Super cool, curious to see where you take this! I did some work on GPGPU for agent simulations for an RTS years ago ( https://www.youtube.com/watch?v=P4fKJIrv0J8 ). Doing things like pathfinding on the GPU gets tricky, especially taking into account how agents affect paths of other agents. Happy to jam anytime if you're brainstorming applications.
This's awesome. Happy to know that you're doing the same.
If you want to create some pretty effects, add the concept of a velocity-texture which is added to agents velocity as they pass over it. Then let the user draw on the texture. Very cheap way to get interactivity. My own version from before compute shades were a thing (https://moritonal.github.io/force-particles/)
Thanks for your advice. I will update more in the next version.
Could this work in WebGL and/or WebGPU (and/or WebNN) with or without WASM in a browser?

https://stackoverflow.com/questions/48228192/webgl-compute-s...

https://github.com/conda-forge/glfw-feedstock/blob/main/reci...

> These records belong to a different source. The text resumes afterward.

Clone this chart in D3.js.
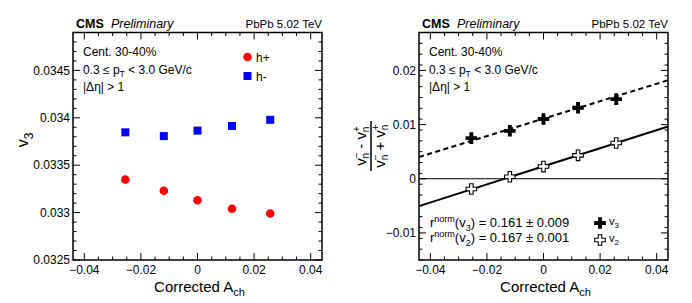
<!DOCTYPE html>
<html>
<head>
<meta charset="utf-8">
<script src="https://cdn.jsdelivr.net/npm/d3@7"></script>
<style>
  body { margin: 0; background: #fff; }
  svg { display: block; font-family: "Liberation Sans", Arial, sans-serif; }
</style>
</head>
<body>
<script>
// ---- data ----
var achValues = [-0.0255, -0.0119, 0.0, 0.0122, 0.0257];
var v3Plus = [0.03335, 0.03323, 0.03313, 0.03304, 0.03299];
var v3Minus = [0.033847, 0.033807, 0.033865, 0.033914, 0.033979];

var asymV3 = [0.0075, 0.00885, 0.01104, 0.01311, 0.0147];
var asymV2 = [-0.0019, 0.00037, 0.00225, 0.00432, 0.0066];

// linear fits: [slope, intercept]
var fitV3 = [0.161, 0.0111];
var fitV2 = [0.167, 0.0023];

var xTicks = [-0.04, -0.02, 0, 0.02, 0.04];
var leftYTicks = [0.0325, 0.033, 0.0335, 0.034, 0.0345];
var rightYTicks = [-0.01, 0, 0.01, 0.02];

var W = 692, H = 303;
var svg = d3.select("body").append("svg").attr("width", W).attr("height", H);

var frame = { top: 32.5, bottom: 260, left: 73, width: 249 };

function drawPanel(ox, yDomain, yMajor, yMinorStep, yFmt) {
    var g = svg.append("g").attr("transform", "translate(" + ox + ",0)");
    var x = d3.scaleLinear().domain([-0.044, 0.044]).range([frame.left, frame.left + frame.width]);
    var y = d3.scaleLinear().domain(yDomain).range([frame.bottom, frame.top]);

    var xMinor = d3.range(-0.04, 0.0401, 0.005).filter(function (v) {
        return xTicks.every(function (t) { return Math.abs(t - v) > 1e-9; });
    });
    var yMinor = d3.range(yDomain[0], yDomain[1] + 1e-9, yMinorStep).filter(function (v) {
        return yMajor.every(function (t) { return Math.abs(t - v) > 1e-9; });
    });

    var ticks = g.append("g").attr("stroke", "#000").attr("stroke-width", 1);
    function addTicks(vals, len) {
        vals.forEach(function (v) {
            var px = x(v);
            ticks.append("line").attr("x1", px).attr("x2", px).attr("y1", frame.bottom).attr("y2", frame.bottom - len);
            ticks.append("line").attr("x1", px).attr("x2", px).attr("y1", frame.top).attr("y2", frame.top + len);
        });
    }
    function addYTicks(vals, len) {
        vals.forEach(function (v) {
            var py = y(v);
            ticks.append("line").attr("y1", py).attr("y2", py).attr("x1", frame.left).attr("x2", frame.left + len);
            ticks.append("line").attr("y1", py).attr("y2", py)
                .attr("x1", frame.left + frame.width).attr("x2", frame.left + frame.width - len);
        });
    }
    addTicks(xTicks, 7);
    addTicks(xMinor, 3.5);
    addYTicks(yMajor, 7);
    addYTicks(yMinor, 3.5);

    g.append("rect")
        .attr("x", frame.left).attr("y", frame.top)
        .attr("width", frame.width).attr("height", frame.bottom - frame.top)
        .attr("fill", "none").attr("stroke", "#000").attr("stroke-width", 1.5);

    // tick labels
    g.selectAll("text.xl").data(xTicks).enter().append("text")
        .attr("class", "xl")
        .attr("x", function (d) { return x(d); })
        .attr("y", 274)
        .attr("text-anchor", "middle")
        .attr("font-size", 12)
        .text(function (d) { return d === 0 ? "0" : d3.format("")(d).replace("-", "\u2212"); });

    g.selectAll("text.yl").data(yMajor).enter().append("text")
        .attr("class", "yl")
        .attr("x", frame.left - 3)
        .attr("y", function (d) { return y(d) + 4.2; })
        .attr("text-anchor", "end")
        .attr("font-size", 12)
        .text(yFmt);

    // axis title
    var xt = g.append("text").attr("x", (frame.left + frame.left + frame.width) / 2 + 2).attr("y", 292)
        .attr("text-anchor", "middle").attr("font-size", 15);
    xt.append("tspan").text("Corrected A");
    xt.append("tspan").attr("font-size", 11).attr("dy", 4).text("ch");

    // header
    g.append("text").attr("x", 76).attr("y", 28).attr("font-size", 12.5)
        .attr("font-weight", "bold").text("CMS");
    g.append("text").attr("x", 111).attr("y", 28).attr("font-size", 12.5)
        .attr("font-style", "italic").text("Preliminary");
    g.append("text").attr("x", 322).attr("y", 28).attr("font-size", 11.5)
        .attr("text-anchor", "end").text("PbPb 5.02 TeV");

    // annotations
    g.append("text").attr("x", 83).attr("y", 56).attr("font-size", 12).text("Cent. 30-40%");
    var pt = g.append("text").attr("x", 83).attr("y", 73.5).attr("font-size", 12);
    pt.append("tspan").text("0.3 \u2264 p");
    pt.append("tspan").attr("font-size", 8.5).attr("dy", 3.5).text("T");
    pt.append("tspan").attr("dy", -3.5).text(" < 3.0 GeV/c");
    g.append("text").attr("x", 83).attr("y", 91).attr("font-size", 12).text("|\u0394\u03b7| > 1");

    return { g: g, x: x, y: y };
}

// ---------- left panel ----------
var L = drawPanel(0, [0.0325, 0.0349], leftYTicks, 0.0001, function (d) { return String(+d.toFixed(4)); });

L.g.selectAll("circle.hp").data(achValues).enter().append("circle")
    .attr("class", "hp")
    .attr("cx", function (d) { return L.x(d); })
    .attr("cy", function (d, i) { return L.y(v3Plus[i]); })
    .attr("r", 4.3).attr("fill", "#ff0000");

L.g.selectAll("rect.hm").data(achValues).enter().append("rect")
    .attr("class", "hm")
    .attr("x", function (d) { return L.x(d) - 4; })
    .attr("y", function (d, i) { return L.y(v3Minus[i]) - 4; })
    .attr("width", 8).attr("height", 8).attr("fill", "#0000ff");

L.g.append("circle").attr("cx", 247.5).attr("cy", 57).attr("r", 4.3).attr("fill", "#ff0000");
L.g.append("text").attr("x", 256).attr("y", 61.5).attr("font-size", 12).text("h+");
L.g.append("rect").attr("x", 243.5).attr("y", 72).attr("width", 8).attr("height", 8).attr("fill", "#0000ff");
L.g.append("text").attr("x", 256).attr("y", 80.5).attr("font-size", 12).text("h-");

var yl = L.g.append("text").attr("transform", "translate(28,140) rotate(-90)")
    .attr("text-anchor", "middle").attr("font-size", 16);
yl.append("tspan").text("v");
yl.append("tspan").attr("font-size", 12).attr("dy", 4.5).text("3");

// ---------- right panel ----------
var R = drawPanel(346, [-0.015, 0.027], rightYTicks, 0.002, function (d) { return String(+d.toFixed(3)).replace("-", "\u2212"); });

// zero line
R.g.append("line")
    .attr("x1", R.x(-0.044)).attr("x2", R.x(0.044))
    .attr("y1", R.y(0)).attr("y2", R.y(0))
    .attr("stroke", "#000").attr("stroke-width", 1);

var fitX = [-0.044, 0.044];
var line = d3.line()
    .x(function (d) { return R.x(d[0]); })
    .y(function (d) { return R.y(d[1]); });

R.g.append("path")
    .attr("d", line(fitX.map(function (a) { return [a, fitV3[0] * a + fitV3[1]]; })))
    .attr("fill", "none").attr("stroke", "#000").attr("stroke-width", 2)
    .attr("stroke-dasharray", "5,3.5");

R.g.append("path")
    .attr("d", line(fitX.map(function (a) { return [a, fitV2[0] * a + fitV2[1]]; })))
    .attr("fill", "none").attr("stroke", "#000").attr("stroke-width", 2);

var crossFilled = d3.symbol().type(d3.symbolCross).size(75);
var crossOpen = d3.symbol().type(d3.symbolCross).size(62);

R.g.selectAll("path.v3").data(achValues).enter().append("path")
    .attr("class", "v3")
    .attr("transform", function (d, i) { return "translate(" + R.x(d) + "," + R.y(asymV3[i]) + ")"; })
    .attr("d", crossFilled).attr("fill", "#000");

R.g.selectAll("path.v2").data(achValues).enter().append("path")
    .attr("class", "v2")
    .attr("transform", function (d, i) { return "translate(" + R.x(d) + "," + R.y(asymV2[i]) + ")"; })
    .attr("d", crossOpen).attr("fill", "#fff").attr("stroke", "#000").attr("stroke-width", 1.1);

// fit legend
function rnormText(yPos, sub, val) {
    var t = R.g.append("text").attr("x", 84).attr("y", yPos).attr("font-size", 13);
    t.append("tspan").text("r");
    t.append("tspan").attr("font-size", 9).attr("dy", -5).text("norm");
    t.append("tspan").attr("dy", 5).text("(v");
    t.append("tspan").attr("font-size", 9).attr("dy", 4).text(sub);
    t.append("tspan").attr("dy", -4).text(") = " + val);
}
rnormText(227, "3", "0.161 \u00b1 0.009");
rnormText(242, "2", "0.167 \u00b1 0.001");

R.g.append("path").attr("transform", "translate(254,223)").attr("d", crossFilled).attr("fill", "#000");
R.g.append("path").attr("transform", "translate(254,240)").attr("d", crossOpen)
    .attr("fill", "#fff").attr("stroke", "#000").attr("stroke-width", 1.1);
function legLabel(yPos, sub) {
    var t = R.g.append("text").attr("x", 263).attr("y", yPos).attr("font-size", 11);
    t.append("tspan").text("v");
    t.append("tspan").attr("font-size", 8).attr("dy", 3).text(sub);
}
legLabel(225, "3");
legLabel(242, "2");

// fraction y label
var fl = R.g.append("g").attr("transform", "translate(25,146) rotate(-90)");
function vnLabel(yPos, op) {
    var t = fl.append("text").attr("x", 0).attr("y", yPos).attr("text-anchor", "middle").attr("font-size", 15);
    t.append("tspan").text("v");
    t.append("tspan").attr("font-size", 10).attr("dy", -6).text("\u2212");
    t.append("tspan").attr("font-size", 10).attr("dx", -6).attr("dy", 9).text("n");
    t.append("tspan").attr("dy", -3).text(" " + op + " v");
    t.append("tspan").attr("font-size", 10).attr("dy", -6).text("+");
    t.append("tspan").attr("font-size", 10).attr("dx", -6).attr("dy", 9).text("n");
}
vnLabel(-5, "-");
vnLabel(14, "+");
fl.append("line").attr("x1", -25).attr("x2", 25).attr("y1", 0).attr("y2", 0)
    .attr("stroke", "#000").attr("stroke-width", 1.5);
</script>
</body>
</html>
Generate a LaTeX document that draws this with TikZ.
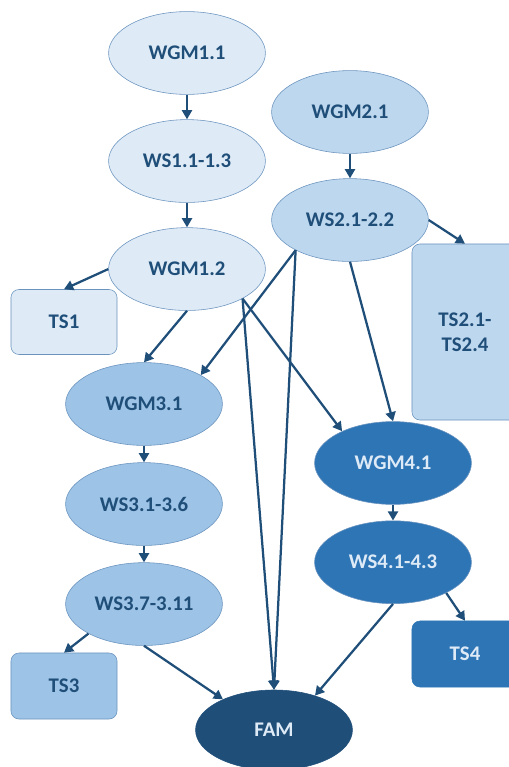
\documentclass[tikz,border=0pt]{standalone}
\usepackage{fontspec}
\setsansfont{Carlito}
\usetikzlibrary{shapes.geometric,arrows.meta}
\definecolor{wgone}{HTML}{DEEBF7}
\definecolor{wgtwo}{HTML}{BDD7EE}
\definecolor{wgthree}{HTML}{9DC3E6}
\definecolor{wgfour}{HTML}{2E75B6}
\definecolor{famblue}{HTML}{1F4E79}
\definecolor{navy}{HTML}{1F4E79}
\definecolor{paletext}{HTML}{DEEBF7}
\definecolor{ovalline}{HTML}{6A93BE}
\begin{document}
\begin{tikzpicture}[
  x=0.025cm, y=-0.025cm,
  oval/.style={ellipse, draw=ovalline, line width=0.4pt, minimum width=3.92cm, minimum height=2.07cm, inner sep=0pt, font=\sffamily\bfseries\fontsize{14.8}{17.5}\selectfont, text=navy},
  tsbox/.style={rectangle, rounded corners=0.2cm, draw=ovalline, line width=0.4pt, minimum width=2.65cm, inner sep=0pt, font=\sffamily\bfseries\fontsize{14.8}{17.5}\selectfont, text=navy, align=center},
  >={Triangle[length=2.3mm,width=2.5mm]},
  link/.style={->, line width=1.6pt, draw=navy},
  node distance=2.7cm
]
\useasboundingbox (0,0) rectangle (508,767);

\node[oval, fill=wgone] (wgm11) at (187,53) {WGM1.1};
\node[oval, fill=wgone, below of=wgm11] (ws11) {WS1.1-1.3};
\node[oval, fill=wgone, below of=ws11] (wgm12) {WGM1.2};

\node[oval, fill=wgtwo] (wgm21) at (350,112) {WGM2.1};
\node[oval, fill=wgtwo, below of=wgm21] (ws21) {WS2.1-2.2};

\node[oval, fill=wgthree] (wgm31) at (144,404) {WGM3.1};
\node[oval, fill=wgthree, below of=wgm31, node distance=2.5cm] (ws31) {WS3.1-3.6};
\node[oval, fill=wgthree, below of=ws31, node distance=2.5cm] (ws37) {WS3.7-3.11};

\node[oval, fill=wgfour, text=paletext] (wgm41) at (393,463) {WGM4.1};
\node[oval, fill=wgfour, text=paletext, below of=wgm41, node distance=2.48cm] (ws41) {WS4.1-4.3};

\node[oval, fill=famblue, draw=famblue, text=paletext, minimum height=2.0cm] (fam) at (274,730) {FAM};

% task boxes
\node[tsbox, fill=wgone, minimum height=1.625cm] (ts1) at (64,322) {TS1};
\node[tsbox, fill=wgtwo, minimum height=4.4cm] (ts2) at (465,332) {TS2.1-\\TS2.4};
\node[tsbox, fill=wgthree, minimum height=1.65cm] (ts3) at (64,686) {TS3};
\node[tsbox, fill=wgfour, draw=wgfour, text=paletext, minimum height=1.65cm] (ts4) at (465,654) {TS4};

\draw[link] (wgm11) -- (ws11);
\draw[link] (ws11) -- (wgm12);
\draw[link] (wgm21) -- (ws21);
\draw[link] (ws21.east) -- (ts2.north);
\draw[link] (wgm12.west) -- (ts1.north);
\draw[link] (wgm12.south) -- (wgm31.north);
\draw[link] (ws21.-151) -- (wgm31.27);
\draw[link] (ws21.-151) -- (fam.north);
\draw[link] (wgm12.-28) -- (fam.north);
\draw[link] (wgm12.-28) -- (wgm41.148);
\draw[link] (ws21.south) -- (wgm41.north);
\draw[link] (wgm31) -- (ws31);
\draw[link] (ws31) -- (ws37);
\draw[link] (ws37.-152) -- (ts3.north);
\draw[link] (ws37.south) -- (fam.149);
\draw[link] (wgm41) -- (ws41);
\draw[link] (ws41.-30) -- (ts4.north);
\draw[link] (ws41.south) -- (fam.40);
\end{tikzpicture}
\end{document}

pyglfw: https://github.com/conda-forge/pyglfw-feedstock/blob/main/re...

- [ ] glfw recipe for emscripten-forge: https://github.com/emscripten-forge/recipes/tree/main/recipe...

Emscripten porting docs > OpenGL ES 2.0/3.0 *, glfw: https://emscripten.org/docs/porting/multimedia_and_graphics/...

WebGPI API > GPUBuffer: https://developer.mozilla.org/en-US/docs/Web/API/WebGPU_API

gpuweb/gpuweb: https://github.com/gpuweb/gpuweb

https://news.ycombinator.com/item?id=38355444 :

> It actually looks like pygame-web (pygbag) supports panda3d and harfang in WASM

Harfang and panda3d do 3D with WebGL, but FWIU not yet agents in SSBO/VBO/GPUBuffer.

SSBO: Shader Storage Buffer Object: https://www.khronos.org/opengl/wiki/Shader_Storage_Buffer_Ob...

/? WebGPU compute: https://www.google.com/search?q=webgpu+compute

"WebGPU Compute Shader Basics" https://webgpufundamentals.org/webgpu/lessons/webgpu-compute...

Basically possible. You have to remove all Cuda code and port C++ code to use glfw with specific library for web. The shader can be reused.